15 Nov 2018, 03:44 ( 6 Months ago) | updated: 15 Nov 2018, 10:59 ( 6 Months ago)

DF Report
A marriage administration programme. Photo Visit Finland.

The trend of marriage of opposite-sex couples has been declining across the country already for over a decade, according to the Statistics Finland.

The decline in the marriage rate has slowed down during the most recent years. This is due to the remarriage rate remaining unchanged during the last three years. The figure shows the development of the remarriage and marriage rates for women as they are the same as for men. The figures calculated based on men are simply higher than those for women.

In 2017, the number of women and men getting remarried grew by a few dozen from the previous year, being 6,300 marriages for women and 6,500 for men. Over the past good ten years, the annual changes in the number of remarriages have been small measured by volume.

After 2008, the remarriage rate decreased as did the marriage rate in general, but in recent years, the remarriage rate has picked up a bit, unlike the marriage rate.

Women residing permanently in Finland married men representing 123 different nationalities in 2017. The number was 120 in 2016.

The number of nationalities among the spouses can even be a bit higher than mentioned above, because nearly 130 persons had no nationality in 2017. In 1990, Finnish women married men representing 84 different nationalities. Nearly 40 spouses had no nationality data. So the above-mentioned number can be slightly higher.

The number of nationalities of women married to men permanently living in Finland has increased from 108 in 2016 to 120 in 2017. In addition, a small number of men’s spouses had no nationality. So the variation of nationalities can be slightly higher than mentioned above.

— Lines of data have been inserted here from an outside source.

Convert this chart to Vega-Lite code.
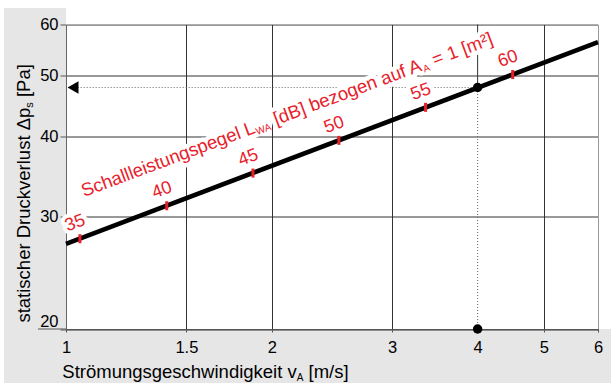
{
  "$schema": "https://vega.github.io/schema/vega-lite/v6.json",
  "width": 532,
  "height": 304.5,
  "autosize": {"type": "none"},
  "padding": {"left": 66, "top": 24.5, "right": 13, "bottom": 54},
  "background": "#e6e6e6",
  "config": {
    "view": {"fill": "white", "stroke": null},
    "font": "Liberation Sans",
    "text": {"font": "Liberation Sans"},
    "axis": {"title": null, "labelFont": "Liberation Sans", "labelFontSize": 16.5, "labelColor": "black", "labelFlush": false, "labelOverlap": false, "grid": true, "gridColor": "#333", "gridWidth": 1, "tickWidth": 1, "tickColor": "#555", "domainWidth": 1},
    "axisX": {"domainColor": "#555", "tickSize": 3, "labelPadding": 7.5},
    "axisY": {"domainColor": "#666", "tickSize": 6, "labelPadding": 2}
  },
  "layer": [
    {
      "data": {"values": [
        {"v": 1, "v2": 6.3, "p": 60.05, "p2": 67},
        {"v": 0.79, "v2": 1, "p": 63.7, "p2": 67},
        {"v": 0.79, "v2": 0.8115, "p": 16, "p2": 67},
        {"v": 6.01, "v2": 6.3, "p": 20, "p2": 67}
      ]},
      "mark": {"type": "rect", "fill": "white", "strokeWidth": 0},
      "encoding": {
        "x": {"field": "v", "type": "quantitative", "scale": {"type": "log", "domain": [1, 6], "nice": false}},
        "x2": {"field": "v2"},
        "y": {"field": "p", "type": "quantitative", "scale": {"type": "log", "domain": [20, 60], "nice": false}},
        "y2": {"field": "p2"}
      }
    },
    {
      "data": {"values": [{"v": 0.91, "v2": 1, "p": 20}]},
      "mark": {"type": "rule", "color": "#555", "strokeWidth": 1},
      "encoding": {
        "x": {"field": "v", "type": "quantitative", "scale": {"type": "log", "domain": [1, 6], "nice": false}},
        "x2": {"field": "v2"},
        "y": {"field": "p", "type": "quantitative", "scale": {"type": "log", "domain": [20, 60], "nice": false}}
      }
    },
    {
      "data": {"values": [{"v": 4, "p": 47.8, "p2": 60}]},
      "mark": {"type": "rule", "color": "#333", "strokeWidth": 1},
      "encoding": {
        "x": {"field": "v", "type": "quantitative", "scale": {"type": "log", "domain": [1, 6], "nice": false}},
        "y": {"field": "p", "type": "quantitative", "scale": {"type": "log", "domain": [20, 60], "nice": false}},
        "y2": {"field": "p2"}
      }
    },
    {
      "data": {"values": [{"v": 4, "p": 20, "p2": 47.8}]},
      "mark": {"type": "rule", "color": "#666", "strokeWidth": 1, "strokeDash": [1, 2]},
      "encoding": {
        "x": {"field": "v", "type": "quantitative", "scale": {"type": "log", "domain": [1, 6], "nice": false}},
        "y": {"field": "p", "type": "quantitative", "scale": {"type": "log", "domain": [20, 60], "nice": false}},
        "y2": {"field": "p2"}
      }
    },
    {
      "data": {"values": [{"v": 1.04, "v2": 4, "p": 47.8}]},
      "mark": {"type": "rule", "color": "#666", "strokeWidth": 1, "strokeDash": [1, 2]},
      "encoding": {
        "x": {"field": "v", "type": "quantitative", "scale": {"type": "log", "domain": [1, 6], "nice": false}},
        "x2": {"field": "v2"},
        "y": {"field": "p", "type": "quantitative", "scale": {"type": "log", "domain": [20, 60], "nice": false}}
      }
    },
    {
      "data": {"values": [
        {"v": 1.0625, "p": 32.19, "t": "Schallleistungspegel L", "k": 0},
        {"v": 1.0625, "p": 32.19, "t": "[dB] bezogen auf A", "k": 2},
        {"v": 1.0625, "p": 32.19, "t": "= 1 [m²]", "k": 4}
      ]},
      "layer": [
        {"transform": [{"filter": "datum.k == 0"}], "mark": {"type": "text", "align": "left", "baseline": "alphabetic", "angle": -20.5, "fontSize": 18.5, "fill": "white", "stroke": "white", "strokeWidth": 9, "strokeJoin": "round", "dx": 0}},
        {"transform": [{"filter": "datum.k == 2"}], "mark": {"type": "text", "align": "left", "baseline": "alphabetic", "angle": -20.5, "fontSize": 18.5, "fill": "white", "stroke": "white", "strokeWidth": 9, "strokeJoin": "round", "dx": 205.3}},
        {"transform": [{"filter": "datum.k == 4"}], "mark": {"type": "text", "align": "left", "baseline": "alphabetic", "angle": -20.5, "fontSize": 18.5, "fill": "white", "stroke": "white", "strokeWidth": 9, "strokeJoin": "round", "dx": 374.5}}
      ],
      "encoding": {
        "x": {"field": "v", "type": "quantitative", "scale": {"type": "log", "domain": [1, 6], "nice": false}},
        "y": {"field": "p", "type": "quantitative", "scale": {"type": "log", "domain": [20, 60], "nice": false}},
        "text": {"field": "t"}
      }
    },
    {
      "data": {"values": [
        {"L": 35, "v": 1.048, "p": 27.7},
        {"L": 40, "v": 1.404, "p": 31.2},
        {"L": 45, "v": 1.877, "p": 35.1},
        {"L": 50, "v": 2.507, "p": 39.5},
        {"L": 55, "v": 3.357, "p": 44.5},
        {"L": 60, "v": 4.502, "p": 50.1}
      ]},
      "mark": {"type": "text", "align": "center", "baseline": "middle", "angle": -20.5, "dx": 1, "dy": -16, "fontSize": 18, "fill": "white", "stroke": "white", "strokeWidth": 8, "strokeJoin": "round"},
      "encoding": {
        "x": {"field": "v", "type": "quantitative", "scale": {"type": "log", "domain": [1, 6], "nice": false}},
        "y": {"field": "p", "type": "quantitative", "scale": {"type": "log", "domain": [20, 60], "nice": false}},
        "text": {"field": "L"}
      }
    },
    {
      "data": {"values": [{"v": 1, "p": 27.2}, {"v": 6, "p": 56.3}]},
      "mark": {"type": "line", "color": "black", "strokeWidth": 4.5, "strokeCap": "butt"},
      "encoding": {
        "x": {
          "field": "v", "type": "quantitative",
          "scale": {"type": "log", "domain": [1, 6], "nice": false},
          "axis": {
            "title": null, "values": [1, 1.5, 2, 3, 4, 5, 6], "format": "~g",
            "gridOpacity": {"condition": {"test": "datum.value == 4", "value": 0}, "value": 1}
          }
        },
        "y": {
          "field": "p", "type": "quantitative",
          "scale": {"type": "log", "domain": [20, 60], "nice": false},
          "axis": {
            "title": null, "values": [20, 30, 40, 50, 60], "format": "~g",
            "labelBaseline": {"condition": {"test": "datum.value == 20", "value": "bottom"}, "value": "middle"}
          }
        }
      }
    },
    {
      "data": {"values": [
        {"L": 35, "v": 1.048, "p": 27.7},
        {"L": 40, "v": 1.404, "p": 31.2},
        {"L": 45, "v": 1.877, "p": 35.1},
        {"L": 50, "v": 2.507, "p": 39.5},
        {"L": 55, "v": 3.357, "p": 44.5},
        {"L": 60, "v": 4.502, "p": 50.1}
      ]},
      "layer": [
        {"mark": {"type": "tick", "orient": "vertical", "color": "#e8202a", "size": 9, "thickness": 3, "opacity": 1}},
        {"mark": {"type": "text", "align": "center", "baseline": "middle", "angle": -20.5, "dx": 1, "dy": -16, "fontSize": 18, "fill": "#e8202a"}, "encoding": {"text": {"field": "L"}}}
      ],
      "encoding": {
        "x": {"field": "v", "type": "quantitative", "scale": {"type": "log", "domain": [1, 6], "nice": false}},
        "y": {"field": "p", "type": "quantitative", "scale": {"type": "log", "domain": [20, 60], "nice": false}}
      }
    },
    {
      "data": {"values": [
        {"v": 1.0625, "p": 32.19, "t": "Schallleistungspegel L", "k": 0},
        {"v": 1.0625, "p": 32.19, "t": "WA", "k": 1},
        {"v": 1.0625, "p": 32.19, "t": "[dB] bezogen auf A", "k": 2},
        {"v": 1.0625, "p": 32.19, "t": "A", "k": 3},
        {"v": 1.0625, "p": 32.19, "t": "= 1 [m²]", "k": 4}
      ]},
      "layer": [
        {"transform": [{"filter": "datum.k == 0"}], "mark": {"type": "text", "align": "left", "baseline": "alphabetic", "angle": -20.5, "fontSize": 18.5, "fill": "#e8202a", "dx": 0}},
        {"transform": [{"filter": "datum.k == 1"}], "mark": {"type": "text", "align": "left", "baseline": "alphabetic", "angle": -20.5, "fontSize": 10, "fill": "#e8202a", "dx": 184.1, "dy": 2.5}},
        {"transform": [{"filter": "datum.k == 2"}], "mark": {"type": "text", "align": "left", "baseline": "alphabetic", "angle": -20.5, "fontSize": 18.5, "fill": "#e8202a", "dx": 205.3}},
        {"transform": [{"filter": "datum.k == 3"}], "mark": {"type": "text", "align": "left", "baseline": "alphabetic", "angle": -20.5, "fontSize": 10, "fill": "#e8202a", "dx": 362.7, "dy": 2.5}},
        {"transform": [{"filter": "datum.k == 4"}], "mark": {"type": "text", "align": "left", "baseline": "alphabetic", "angle": -20.5, "fontSize": 18.5, "fill": "#e8202a", "dx": 374.5}}
      ],
      "encoding": {
        "x": {"field": "v", "type": "quantitative", "scale": {"type": "log", "domain": [1, 6], "nice": false}},
        "y": {"field": "p", "type": "quantitative", "scale": {"type": "log", "domain": [20, 60], "nice": false}},
        "text": {"field": "t"}
      }
    },
    {
      "data": {"values": [{"v": 4, "p": 47.8}, {"v": 4, "p": 20}]},
      "mark": {"type": "point", "shape": "circle", "filled": true, "color": "black", "size": 90, "opacity": 1},
      "encoding": {
        "x": {"field": "v", "type": "quantitative", "scale": {"type": "log", "domain": [1, 6], "nice": false}},
        "y": {"field": "p", "type": "quantitative", "scale": {"type": "log", "domain": [20, 60], "nice": false}}
      }
    },
    {
      "data": {"values": [{"v": 1.024, "p": 47.8}]},
      "mark": {"type": "point", "shape": "triangle-left", "filled": true, "color": "black", "size": 160, "opacity": 1},
      "encoding": {
        "x": {"field": "v", "type": "quantitative", "scale": {"type": "log", "domain": [1, 6], "nice": false}},
        "y": {"field": "p", "type": "quantitative", "scale": {"type": "log", "domain": [20, 60], "nice": false}}
      }
    },
    {
      "data": {"values": [
        {"v": 0.9876, "p": 16.78, "t": "Strömungsgeschwindigkeit v", "k": 0},
        {"v": 0.9876, "p": 16.78, "t": "A", "k": 1},
        {"v": 0.9876, "p": 16.78, "t": "[m/s]", "k": 2},
        {"v": 0.8859, "p": 20.47, "t": "statischer Druckverlust Δp", "k": 3},
        {"v": 0.8859, "p": 20.47, "t": "s", "k": 4},
        {"v": 0.8859, "p": 20.47, "t": "[Pa]", "k": 5}
      ]},
      "layer": [
        {"transform": [{"filter": "datum.k == 0"}], "mark": {"type": "text", "align": "left", "baseline": "alphabetic", "fontSize": 18.5, "fill": "black"}},
        {"transform": [{"filter": "datum.k == 1"}], "mark": {"type": "text", "align": "left", "baseline": "alphabetic", "fontSize": 10, "fill": "black", "dx": 234.4, "dy": 3}},
        {"transform": [{"filter": "datum.k == 2"}], "mark": {"type": "text", "align": "left", "baseline": "alphabetic", "fontSize": 18.5, "fill": "black", "dx": 246.2}},
        {"transform": [{"filter": "datum.k == 3"}], "mark": {"type": "text", "align": "left", "baseline": "alphabetic", "angle": -90, "fontSize": 18.5, "fill": "black"}},
        {"transform": [{"filter": "datum.k == 4"}], "mark": {"type": "text", "align": "left", "baseline": "alphabetic", "angle": -90, "fontSize": 11, "fill": "black", "dx": 214.9, "dy": 3}},
        {"transform": [{"filter": "datum.k == 5"}], "mark": {"type": "text", "align": "left", "baseline": "alphabetic", "angle": -90, "fontSize": 18.5, "fill": "black", "dx": 225.5}}
      ],
      "encoding": {
        "x": {"field": "v", "type": "quantitative", "scale": {"type": "log", "domain": [1, 6], "nice": false}},
        "y": {"field": "p", "type": "quantitative", "scale": {"type": "log", "domain": [20, 60], "nice": false}},
        "text": {"field": "t"}
      }
    }
  ]
}
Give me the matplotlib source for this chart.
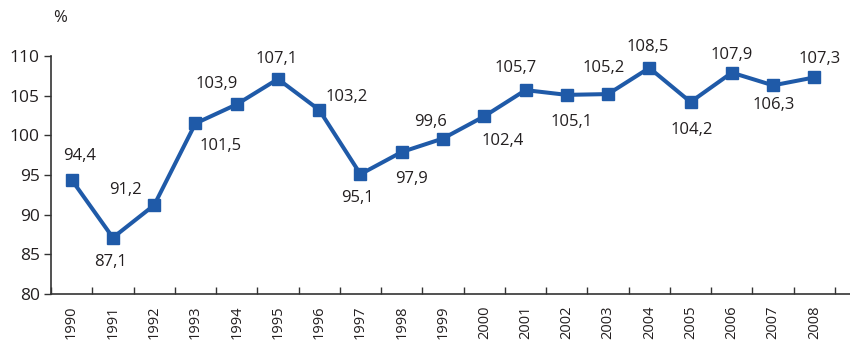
import matplotlib
matplotlib.use("Agg")
import matplotlib.pyplot as plt
import numpy as np

years = [str(y) for y in range(1990, 2009)]
values = [94.4, 87.1, 91.2, 101.5, 103.9, 107.1, 103.2, 95.1, 97.9, 99.6,
          102.4, 105.7, 105.1, 105.2, 108.5, 104.2, 107.9, 106.3, 107.3]
labels = [f"{v:.1f}".replace(".", ",") for v in values]

# label offsets in pixels (dx, dy; dy positive = downward)
label_offsets = [(8, -24), (-2, 24), (-29, -15), (25, 23), (-20, -20), (-1, -20),
                 (27, -13), (-3, 24), (10, 27), (-12, -17), (18, 25), (-10, -22),
                 (5, 27), (-4, -26), (-2, -21), (1, 28), (0, -18), (1, 20), (5, -18)]

plt.rcParams['font.family'] = ['Open Sans', 'DejaVu Sans']

W, H, DPI = 850, 342, 100
fig = plt.figure(figsize=(W / DPI, H / DPI), dpi=DPI)
ax = fig.add_axes([51 / W, 1 - 294 / H, (850 - 51) / W, (294 - 56) / H])

line_color = "#1f5aa8"
text_color = "#231f20"
x = np.arange(len(values))
ax.plot(x, values, color=line_color, lw=2.9, marker='s', ms=8.6,
        markeredgecolor=line_color, markerfacecolor=line_color, zorder=3,
        solid_joinstyle='miter')

px2pt = 72 / DPI
for xi, v, lab, (dx, dy) in zip(x, values, labels, label_offsets):
    ax.annotate(lab, (xi, v), xytext=(dx * px2pt, -dy * px2pt),
                textcoords='offset points', ha='center', va='center',
                fontsize=12, color=text_color)

ax.set_ylim(80, 110)
ax.set_yticks(np.arange(80, 111, 5))
spacing = (835 - 51) / 19
ax.set_xlim(-0.5, 18.5 + (850 - 835) / spacing)

# category labels at centres, tick marks at boundaries
ax.set_xticks(x)
ax.set_xticklabels(years, rotation=90, fontsize=10.5, color=text_color)
ax.tick_params(axis='x', which='major', length=0, pad=8)
ax.set_xticks(np.arange(-0.5, 19.0, 1.0), minor=True)
ax.tick_params(axis='x', which='minor', direction='in', length=5, width=1, color='#333333')
ax.tick_params(axis='y', direction='out', length=5, width=1, color='#333333',
               labelsize=12.5, labelcolor=text_color, pad=3)

for s in ['top', 'right']:
    ax.spines[s].set_visible(False)
for s in ['left', 'bottom']:
    ax.spines[s].set_color('#333333')
    ax.spines[s].set_linewidth(1.2)

fig.text(60 / W, 1 - 18 / H, "%", fontsize=12, color=text_color, ha='center', va='center')

fig.savefig("out.png", dpi=DPI)
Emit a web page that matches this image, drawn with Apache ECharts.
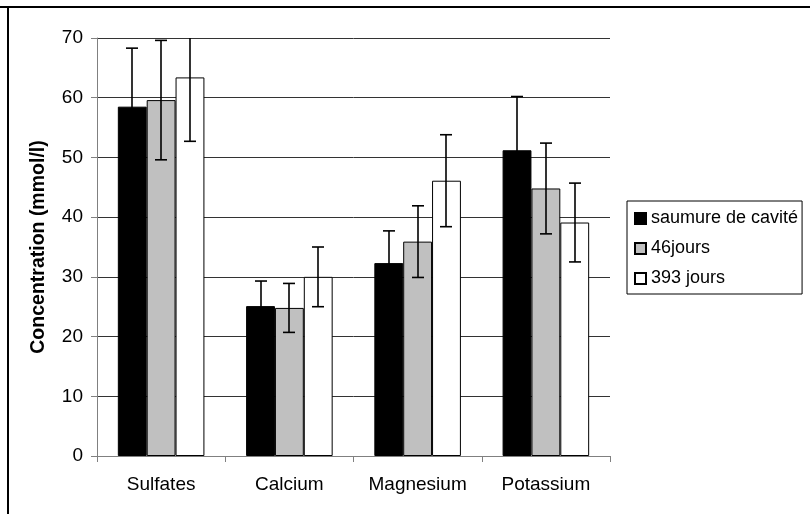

In 2017, the probability that a woman’s first marriage ends in divorce was 38 per cent. The rate is on level with that of the years 2005 to 2016 when it varied between 38 and 40 per cent. An interesting fact is that a first marriage ending in widowhood is slightly more probable than the marriage ending in divorce.

The above-mentioned probabilities are based on the events of one year in the lives of opposite-sex married couples based on which the probability that an event takes place is calculated. In that case, e.g., the divorce rate can be summarised in one figure. Similar results can be reached by examining all marriages between opposite-sex spouses in a particular year that end in divorce by the duration of the marriage. But in this case, there are as many divorce rates as years in which marriages are entered into.

The risk of divorce grows steeply during the first years of marriage. The risk is highest in the third year. After the peak probability of divorce is reached, the risk of divorce decreases very similarly in all marriages.